Will Poundland’s home delivery trial trigger a fresh wave of new entrants in the home delivery stakes, asks ParcelHero’s David Jinks?
The discount retailer Poundland is trialling online sales, which leaves only a few High Street chains holding out against the move online. It won’t be long before every UK store joins the e-commerce revolution.
The discount store chain has launched a trial home delivery service to 18,000 staff and selected guests, it recently announced. Poundland has been planning the service since last July and the real surprise is that it has resisted online sales for so long.
The retailer mothballed 120 stores last year due to the impact of Covid on High Street shopping. Its eventual recognition that combined in-store and online sales are essential now leaves Primark standing virtually alone as a major High Street chain whose website is still only a shop window. Primark has just reported its profits have collapsed by 90%.
The pandemic has taken its toll on our town centres and there’s no going back. Our latest research shows that 17,500 chain stores have closed forever since Covid hit the UK and 46% of shoppers told us they will never return to their former High Street spending habits. High Street pureplay retailers such as Poundland and B&M must join the revolution or be lost along the way.
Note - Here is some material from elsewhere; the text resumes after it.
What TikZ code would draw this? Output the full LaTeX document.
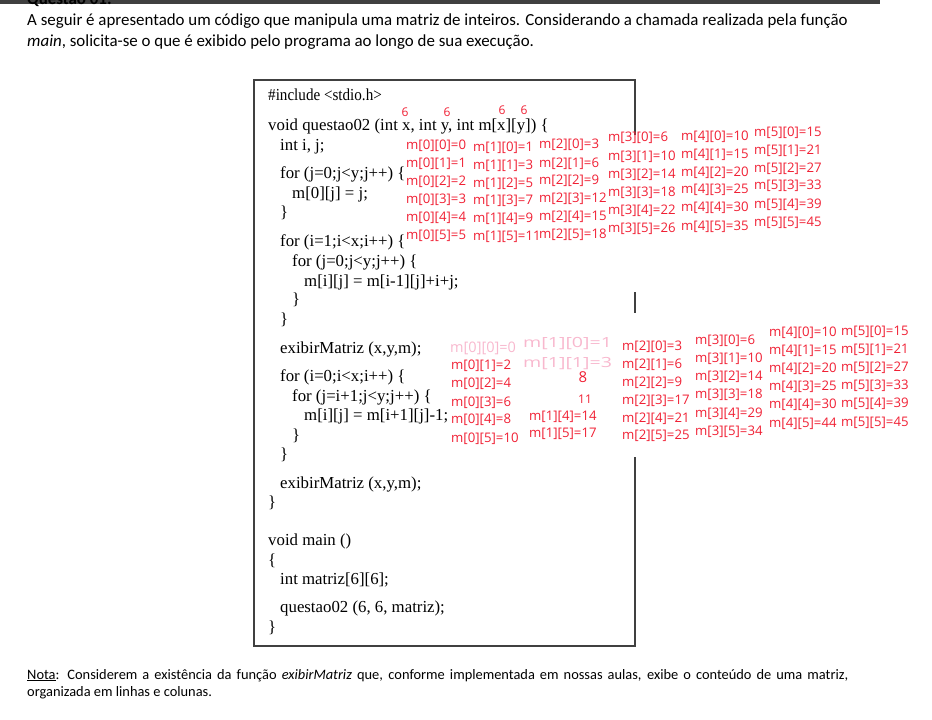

Poundland has belatedly woken up and smelled its discounted coffee. Although the initial trial is low-key, it is taking e-commerce seriously and recently revealed it will be trialling a series of online models this year. This will include in-store click & collect, monetising its own website and using a shared marketplace to keep operating costs down.
For now, it is just a limited trial of 2,000 lines for staff and guests, including food and general merchandise. However, expect to see a far greater selection when the service is launched nationally; we believe that is likely to be within months.
Poundland has cleverly embraced the future of the High Street by turning to the “dark side” of retail, opening a so-called “dark store” to fulfil its e-commerce orders. It has closed one of its three stores in Cannock, in the West Midlands, and converted it into a dark store: a shop with staff but no shoppers, using it as an online fulfilment centre.
We believe the High Street store of tomorrow will have no customers, no stock on its shelves, or will have dedicated areas solely for robot pickers.